Working with Proportions
We are interested in seeing how the distribution of ball-strike outs in the 2016 playoffs differs from the typical distribution shown above. The problem is that we will be comparing some large proportions (for 0-1, 1-0 counts) for the 2016 playoffs and the 2016 regular season, and also comparing some small proportions (for 3-0 and 3-1 counts) for the two groups. There is a variation issue — small fractions tend to be less variable than large fractions. (For example, the proportions of voters for Donald Trump across different states tend to be more variable, that is show more spread, than the proportions of voters for Gary Johnson across different states.) We need to put proportions on a better scale so that the variability in small proportions and the variability in large proportions are similar. From this comparison perspective, it is better to reexpress a proportion to a logit
logit = log(proportion) – log(1 – proportion)

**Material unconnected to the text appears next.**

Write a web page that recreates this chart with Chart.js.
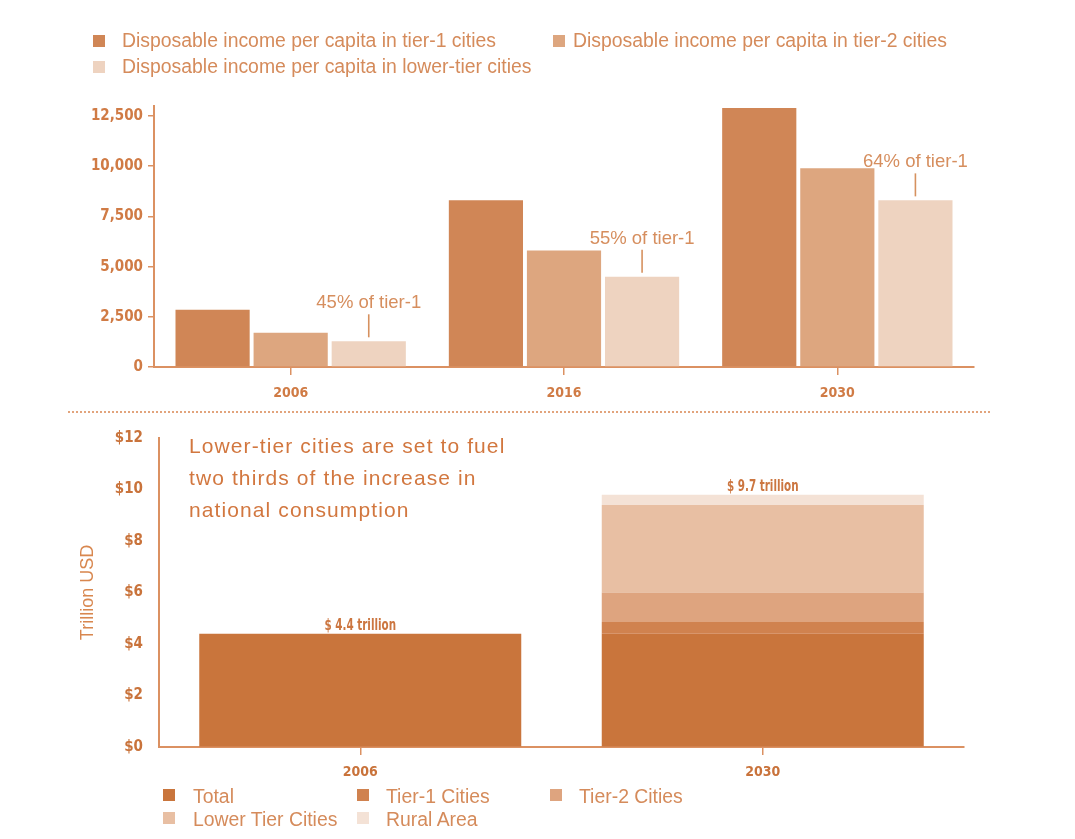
<!DOCTYPE html>
<html>
<head>
<meta charset="utf-8">
<script src="https://cdn.jsdelivr.net/npm/chart.js@4.4.1/dist/chart.umd.min.js"></script>
<style>
html,body{margin:0;padding:0;background:#fff;}
#wrap{position:relative;width:1075px;height:839px;overflow:hidden;background:#fff;}
canvas{position:absolute;left:0;}
#topChart{top:0;}
#botChart{top:411px;}
.lg{position:absolute;font-family:'Liberation Sans',Arial,sans-serif;font-size:19.4px;line-height:19px;color:#D58B5B;white-space:nowrap;}
.bx{position:absolute;width:12px;height:12px;}
#sep{position:absolute;left:68px;top:411px;width:922px;height:0;border-top:2px dotted #E2A47C;}
#headline{position:absolute;left:189px;top:430px;font-family:'Liberation Sans',Arial,sans-serif;font-size:21px;line-height:32px;letter-spacing:1.1px;color:#D2773F;white-space:nowrap;}
</style>
</head>
<body>
<div id="wrap">
  <canvas id="topChart" width="1075" height="410"></canvas>
  <canvas id="botChart" width="1075" height="428"></canvas>
  <div id="sep"></div>
  <div id="headline">Lower-tier cities are set to fuel<br>two thirds of the increase in<br>national consumption</div>
</div>
<script>
// ---------- DATA (top chart) ----------
const years = ['2006', '2016', '2030'];
const seriesNamesTop = [
  'Disposable income per capita in tier-1 cities',
  'Disposable income per capita in tier-2 cities',
  'Disposable income per capita in lower-tier cities'
];
const incomeTier1 = [2850, 8300, 12900];
const incomeTier2 = [1700, 5800, 9900];
const incomeLowerTier = [1280, 4500, 8300];
const shareLabels = ['45% of tier-1', '55% of tier-1', '64% of tier-1'];
const yTicksTop = [0, 2500, 5000, 7500, 10000, 12500];

// ---------- DATA (bottom chart) ----------
const periods = ['2006', '2030'];
const seriesNamesBottom = ['Total', 'Tier-1 Cities', 'Tier-2 Cities', 'Lower Tier Cities', 'Rural Area'];
const consTotal = [4.4, 4.4];
const consTier1 = [null, 0.45];
const consTier2 = [null, 1.15];
const consLowerTier = [null, 3.4];
const consRural = [null, 0.4];
const totalLabels = ['$ 4.4 trillion', '$ 9.7 trillion'];
const yTicksBottom = [0, 2, 4, 6, 8, 10, 12];

// ---------- STYLE ----------
const NARROW = "'Liberation Sans Narrow','DejaVu Sans Condensed','Liberation Sans',sans-serif";
const SANS = "'Liberation Sans',Arial,sans-serif";
const tickColor = '#D07B45';
const axisColor = '#DB9162';
const topColors = ['#D08656', '#DDA67F', '#EED3C0'];
const botColors = ['#C9753C', '#D0824F', '#DEA47F', '#E8BFA3', '#F4E2D6'];

Chart.defaults.animation = false;

// annotation plugin: "xx% of tier-1" above lower-tier bars
const shareAnnot = {
  id: 'shareAnnot',
  afterDatasetsDraw(chart) {
    const meta = chart.getDatasetMeta(2);
    const ctx = chart.ctx;
    ctx.save();
    ctx.strokeStyle = '#D6915F';
    ctx.lineWidth = 1.6;
    ctx.fillStyle = '#D68E5E';
    ctx.font = '18.5px ' + SANS;
    ctx.textAlign = 'center';
    ctx.textBaseline = 'alphabetic';
    meta.data.forEach((bar, i) => {
      const x = bar.x, y = bar.y;
      ctx.beginPath();
      ctx.moveTo(x, y - 4);
      ctx.lineTo(x, y - 27);
      ctx.stroke();
      ctx.fillText(shareLabels[i], x, y - 33);
    });
    ctx.restore();
  }
};

// total label plugin above stacks (condensed lettering)
const totalAnnot = {
  id: 'totalAnnot',
  afterDatasetsDraw(chart) {
    const ctx = chart.ctx;
    chart.data.labels.forEach((lab, i) => {
      let topY = Infinity, x = 0;
      chart.data.datasets.forEach((ds, d) => {
        const v = ds.data[i];
        if (v !== null && v !== undefined) {
          const el = chart.getDatasetMeta(d).data[i];
          if (el.y < topY) { topY = el.y; x = el.x; }
        }
      });
      ctx.save();
      ctx.fillStyle = '#CC7640';
      ctx.font = 'bold 16px ' + NARROW;
      ctx.textAlign = 'center';
      ctx.textBaseline = 'alphabetic';
      ctx.translate(x, topY - 4);
      ctx.scale(0.72, 1);
      ctx.fillText(totalLabels[i], 0, 0);
      ctx.restore();
    });
  }
};

const topChart = new Chart(document.getElementById('topChart'), {
  type: 'bar',
  data: {
    labels: years,
    datasets: [
      { label: seriesNamesTop[0], data: incomeTier1, backgroundColor: topColors[0] },
      { label: seriesNamesTop[1], data: incomeTier2, backgroundColor: topColors[1] },
      { label: seriesNamesTop[2], data: incomeLowerTier, backgroundColor: topColors[2] }
    ]
  },
  options: {
    responsive: false,
    devicePixelRatio: 1,
    layout: { padding: { left: 0, right: 101, top: 106, bottom: 0 } },
    plugins: { legend: { display: false }, tooltip: { enabled: false } },
    datasets: { bar: { barPercentage: 0.95, categoryPercentage: 0.857, borderWidth: 0 } },
    scales: {
      x: {
        grid: { offset: false, drawOnChartArea: false, tickLength: 8, color: axisColor, lineWidth: 1.5 },
        border: { color: axisColor, width: 2 },
        ticks: { color: tickColor, font: { family: NARROW, size: 14, weight: 'bold' }, padding: 10 },
        afterFit(s) { s.height = 43; }
      },
      y: {
        min: 0, max: 13000,
        afterBuildTicks(s) { s.ticks = yTicksTop.map(v => ({ value: v })); },
        grid: { drawOnChartArea: false, tickLength: 6, color: axisColor, lineWidth: 1.5 },
        border: { color: axisColor, width: 2 },
        ticks: {
          color: tickColor, padding: 5,
          font: { family: NARROW, size: 15, weight: 'bold' },
          callback: v => v.toLocaleString('en-US')
        },
        afterFit(s) { s.width = 154; }
      }
    }
  },
  plugins: [shareAnnot]
});

const botChart = new Chart(document.getElementById('botChart'), {
  type: 'bar',
  data: {
    labels: periods,
    datasets: [
      { label: seriesNamesBottom[0], data: consTotal, backgroundColor: botColors[0] },
      { label: seriesNamesBottom[1], data: consTier1, backgroundColor: botColors[1] },
      { label: seriesNamesBottom[2], data: consTier2, backgroundColor: botColors[2] },
      { label: seriesNamesBottom[3], data: consLowerTier, backgroundColor: botColors[3] },
      { label: seriesNamesBottom[4], data: consRural, backgroundColor: botColors[4] }
    ]
  },
  options: {
    responsive: false,
    devicePixelRatio: 1,
    layout: { padding: { left: 0, right: 111, top: 27, bottom: 0 } },
    plugins: { legend: { display: false }, tooltip: { enabled: false } },
    datasets: { bar: { barPercentage: 1, categoryPercentage: 0.8, borderWidth: 0 } },
    scales: {
      x: {
        stacked: true,
        grid: { offset: false, drawOnChartArea: false, tickLength: 8, color: axisColor, lineWidth: 1.5 },
        border: { color: axisColor, width: 2 },
        ticks: { color: '#C9733B', font: { family: NARROW, size: 14, weight: 'bold' }, padding: 9 },
        afterFit(s) { s.height = 92; }
      },
      y: {
        stacked: true,
        min: 0, max: 12,
        afterBuildTicks(s) { s.ticks = yTicksBottom.map(v => ({ value: v })); },
        grid: { drawOnChartArea: false, drawTicks: false },
        border: { color: axisColor, width: 2 },
        ticks: {
          color: '#C9733B', padding: 16,
          font: { family: NARROW, size: 15, weight: 'bold' },
          callback: v => '$' + v
        },
        title: {
          display: true, text: 'Trillion USD', color: '#D8874F',
          font: { family: SANS, size: 18 }, padding: { top: 77, bottom: 0 }
        },
        afterFit(s) { s.width = 159; }
      }
    }
  },
  plugins: [totalAnnot]
});

// ---------- HTML legends built from the datasets ----------
const wrap = document.getElementById('wrap');
function addLegendItem(label, color, boxX, boxY, textX, baseline) {
  const b = document.createElement('div');
  b.className = 'bx';
  b.style.left = boxX + 'px'; b.style.top = boxY + 'px'; b.style.background = color;
  wrap.appendChild(b);
  const t = document.createElement('div');
  t.className = 'lg';
  t.textContent = label;
  t.style.left = textX + 'px'; t.style.top = (baseline - 16) + 'px';
  wrap.appendChild(t);
}
const topLegendLayout = [
  { bx: 93, by: 35, tx: 122, bl: 47 },
  { bx: 553, by: 35, tx: 573, bl: 47 },
  { bx: 93, by: 61, tx: 122, bl: 73 }
];
topChart.data.datasets.forEach((ds, i) => {
  const L = topLegendLayout[i];
  addLegendItem(ds.label, ds.backgroundColor, L.bx, L.by, L.tx, L.bl);
});
const botLegendLayout = [
  { bx: 163, by: 789, tx: 193, bl: 803 },
  { bx: 357, by: 789, tx: 386, bl: 803 },
  { bx: 550, by: 789, tx: 579, bl: 803 },
  { bx: 163, by: 812, tx: 193, bl: 826 },
  { bx: 357, by: 812, tx: 386, bl: 826 }
];
botChart.data.datasets.forEach((ds, i) => {
  const L = botLegendLayout[i];
  addLegendItem(ds.label, ds.backgroundColor, L.bx, L.by, L.tx, L.bl);
});
</script>
</body>
</html>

So when I compute proportions, say the proportion of counts that are 0-2 in two different scenarios, I will convert each proportion to a logit, and then make any comparisons on the logit scale.

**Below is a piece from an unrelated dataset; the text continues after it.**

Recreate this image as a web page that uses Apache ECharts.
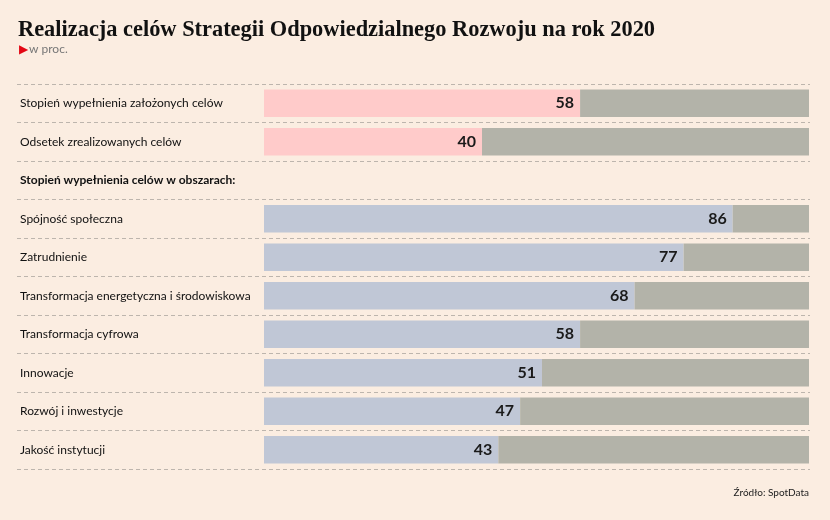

Obtaining Data from the 2016 Playoffs
Okay, so the plan is to collect the proportions of each possible ball-strike count, convert all of the proportions to logits, and then compare logits for the 2016 Playoffs (that is, the recent 7 games in the NL and AL championship series) with the baseline logits for the 2016 season.

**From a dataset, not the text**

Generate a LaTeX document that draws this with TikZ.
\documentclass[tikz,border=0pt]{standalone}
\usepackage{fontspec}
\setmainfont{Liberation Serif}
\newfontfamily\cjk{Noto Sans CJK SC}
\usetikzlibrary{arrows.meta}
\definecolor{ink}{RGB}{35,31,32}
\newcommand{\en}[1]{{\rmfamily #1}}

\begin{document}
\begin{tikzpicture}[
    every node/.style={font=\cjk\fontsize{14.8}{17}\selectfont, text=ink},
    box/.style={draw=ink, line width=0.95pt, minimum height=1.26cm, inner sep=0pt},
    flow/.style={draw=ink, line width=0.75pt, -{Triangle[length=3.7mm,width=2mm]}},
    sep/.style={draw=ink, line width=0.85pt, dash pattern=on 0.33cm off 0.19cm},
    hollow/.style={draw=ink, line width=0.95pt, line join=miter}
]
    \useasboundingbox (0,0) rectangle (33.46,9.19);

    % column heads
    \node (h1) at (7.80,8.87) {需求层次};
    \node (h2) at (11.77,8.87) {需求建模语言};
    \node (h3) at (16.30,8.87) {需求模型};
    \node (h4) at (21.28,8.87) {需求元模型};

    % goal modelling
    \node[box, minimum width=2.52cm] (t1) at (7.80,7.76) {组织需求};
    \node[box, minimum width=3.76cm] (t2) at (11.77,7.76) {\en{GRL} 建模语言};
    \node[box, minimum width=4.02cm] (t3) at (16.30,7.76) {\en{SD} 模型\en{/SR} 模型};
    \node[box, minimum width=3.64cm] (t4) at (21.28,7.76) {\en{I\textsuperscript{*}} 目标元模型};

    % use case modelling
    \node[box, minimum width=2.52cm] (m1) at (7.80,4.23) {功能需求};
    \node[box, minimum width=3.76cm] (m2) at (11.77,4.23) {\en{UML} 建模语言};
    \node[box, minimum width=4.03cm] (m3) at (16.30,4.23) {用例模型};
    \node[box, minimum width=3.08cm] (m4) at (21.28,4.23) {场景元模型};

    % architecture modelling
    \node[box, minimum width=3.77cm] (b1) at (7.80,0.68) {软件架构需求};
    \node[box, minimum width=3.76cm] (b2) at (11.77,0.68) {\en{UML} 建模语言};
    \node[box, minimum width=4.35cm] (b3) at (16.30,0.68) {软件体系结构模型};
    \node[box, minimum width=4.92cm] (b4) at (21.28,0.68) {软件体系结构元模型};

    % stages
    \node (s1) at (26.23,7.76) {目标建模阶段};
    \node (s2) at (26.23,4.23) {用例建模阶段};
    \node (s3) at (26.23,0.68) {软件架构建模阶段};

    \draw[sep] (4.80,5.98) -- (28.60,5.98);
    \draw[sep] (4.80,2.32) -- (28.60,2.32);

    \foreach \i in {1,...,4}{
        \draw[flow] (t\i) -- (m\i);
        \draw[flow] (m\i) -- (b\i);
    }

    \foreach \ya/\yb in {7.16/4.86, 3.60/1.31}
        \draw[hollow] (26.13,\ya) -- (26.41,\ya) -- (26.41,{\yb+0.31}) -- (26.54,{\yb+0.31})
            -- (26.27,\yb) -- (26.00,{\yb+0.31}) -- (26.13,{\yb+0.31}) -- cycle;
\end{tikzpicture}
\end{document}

Here is an example of the calculations for AL Game 2 — for each ball-strike count, I have (1) the number of times the ball-strike count occurred, (2) the proportion, and (3) the overall proportion based on the April 2016 data. The logic and overall_logit columns convert the proportions to logits, and the Difference column contains the difference logit – overall_logit.
PitchCount Count Proportion Game Overall Type logit overall_logit Difference 1 c00 62 0.235 AL_Game_2 0.260 Neutral -1.181 -1.047 -0.135 2 c01 28 0.106 AL_Game_2 0.126 Pitchers -2.132 -1.935 -0.196 3 c02 13 0.049 AL_Game_2 0.063 Pitchers -2.961 -2.701 -0.260 4 c10 26 0.098 AL_Game_2 0.103 Hitters -2.214 -2.163 -0.051 5 c11 26 0.098 AL_Game_2 0.102 Neutral -2.214 -2.180 -0.034 6 c12 33 0.125 AL_Game_2 0.092 Pitchers -1.946 -2.288 0.343 7 c20 8 0.030 AL_Game_2 0.036 Hitters -3.466 -3.276 -0.189 8 c21 13 0.049 AL_Game_2 0.054 Neutral -2.961 -2.865 -0.096 9 c22 28 0.106 AL_Game_2 0.079 Pitchers -2.132 -2.451 0.319 10 c30 3 0.011 AL_Game_2 0.012 Hitters -4.466 -4.373 -0.093 11 c31 7 0.027 AL_Game_2 0.023 Hitters -3.603 -3.757 0.154 12 c32 17 0.064 AL_Game_2 0.049 Neutral -2.676 -2.959 0.283
The below graph summaries the results, broken down by the 7 playoff games in the championship series. The vertical line at zero represents no change in logit from regular season to the 2016 playoffs. Points to the right of the line represent higher proportions than baseline in the playoffs, and points to the left represent lower proportions than baseline in the playoffs. I have colored the point by the type of count — either hitter’s count, pitcher’s count, or neutral.
It is hard to look at all of these pitch counts and maybe some comparisons aren’t that significant due to small sample sizes. To make the comparison clearer, maybe it is better to aggregate the data by the type of count — here is the graph below.
- Let’s take a game which was clearly pitching dominated, say the AL Game 2 which was won by Cleveland 2-1 (there were only 7 hits in the game). Looking at the graph (top right), there were a high (relative to normal) fraction of pitcher ball-strike counts and low neutral and hitter counts. So this makes sense.
- Let’s move to NL Game 2 which was also pitching dominate (won by the Dodgers 1-0 with a total of 5 hits). Interestingly, in this game (middle left) there were a high proportion of hitter counts and a low proportion of pitcher counts. I can check my work, but maybe this means that the hitters were poor in taking advantage of hitters counts in this particular game.
- In the most recent AL Game 4 (won by Toronto), there were a high number of batter counts — maybe Toronto was good in taking advantage of these good counts as they did score some runs.
This post was motivated by several thoughts: (1) it seemed like an interesting question to look at, and (2) I can use this example to describe the benefit of expressing proportions to logits in making effective comparisons. (I am currently teaching a exploratory data analysis course where reexpression is one of the major themes.)
From a hitter’s perspective, there are two issues. First, he would like the pitch count in his favor since he may be getting pitches that are easier to hit. But, also he needs to take advantages of the favorable pitch counts. We’ve explored one of these issues here. A more complete study would look at both the pitch count distribution and how the hitters take advantage (or don’t take advantage) of these pitch-count situations.